Picnic Time

Linda Burton posting from Carson City, Nevada– A picnic basket or a brown paper bag, either one will do. In fact you won’t even pay attention to what you’ve brought to eat because you’ll be gazing across blue lake waters at snow on a mountain, without a care in the world. A lop-eared jackrabbit might go hopping past, or you might spot an eagle soaring overhead. There are sand dunes in one direction, and wetlands in the other. What is this wonderland that is only a five-minute drive over the hill from Carson City?

It is Washoe Lake State Park, where you can also go fishing, or horseback riding. Or just park your camper under a tree and sit still, for a day or for a week, by the shores of a beautiful lake. Washoe Lake sits at 5,029 feet, just below the treeline in open sagebrush country. Since it’s higher than Carson City or Reno, it’s a little cooler too. The park is 8,053 acres, almost equally divided between land and water, and open for year-round recreational use. It was established in 1977 to preserve a portion of the scenic Washoe Valley, and offers views of the Sierra Nevada, Carson and Virginia mountain ranges. Slide Mountain, so named because of a massive landslide long ago, is one of the most prominent peaks, looming over the lake.

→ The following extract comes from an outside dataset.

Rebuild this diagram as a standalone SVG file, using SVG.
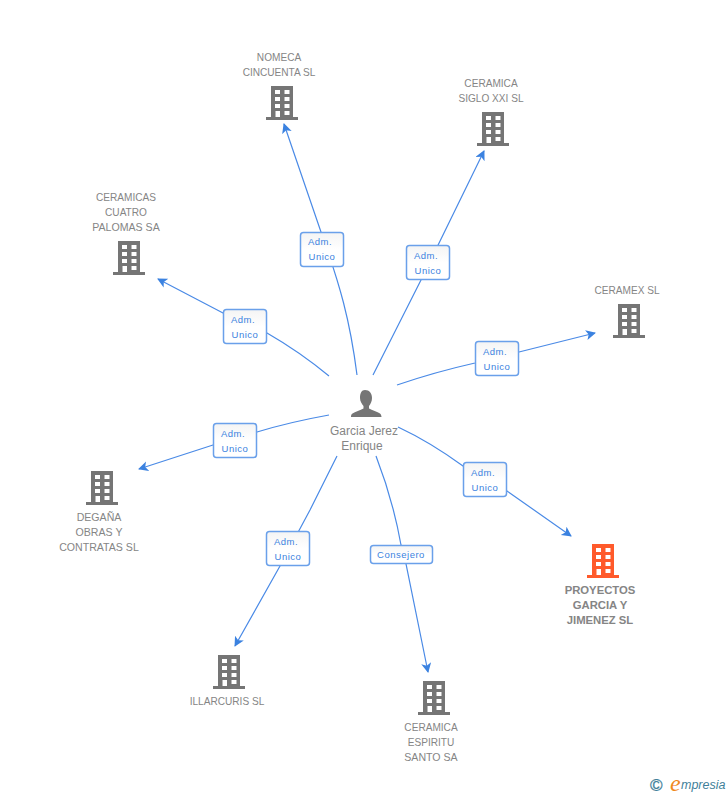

I noticed a gazebo perched high on a dry-brush hill across the street from the entry gate. “How do you get up there?” I asked. The Ranger answered with a grin, “You walk.” There are hiking trails throughout the park; and trails for mountain bikers and equestrian riders too. Maps are available at the park office, which also show boat launching ramps and docks. The campground, open year round, has 49 sites, with table, grill and fire ring; some have shade structures; comfort stations are nearby.

The Ranger can provide a list of migratory birds too; the park’s wetlands provide forage and nesting habitat for diverse populations – the Scripps Wildlife Management area is at the northern part of the lake; the Washoe Lake Wetland Project at the southern end. The sand dunes are a tough hike, according to the Ranger; visitors are asked to tread lightly and stay on the paths as the dunes are extremely sensitive to human intrusion.

If you’re in charge of the family get-together, or need to entertain a bunch of friends, reserve the group facilities; there are horseshoe pits, a sandy volleyball court, barbecue grills, a covered pavilion, and 20 picnic tables. A picnic, now, that’s the thing.

Washoe Lake State Park is a part of the Nevada State Park system, www.parks.nv.gov

The Nevada Division of State Parks maintains a system of 24 parks and recreation areas for the use and enjoyment of more than 3.3 million visitors a year.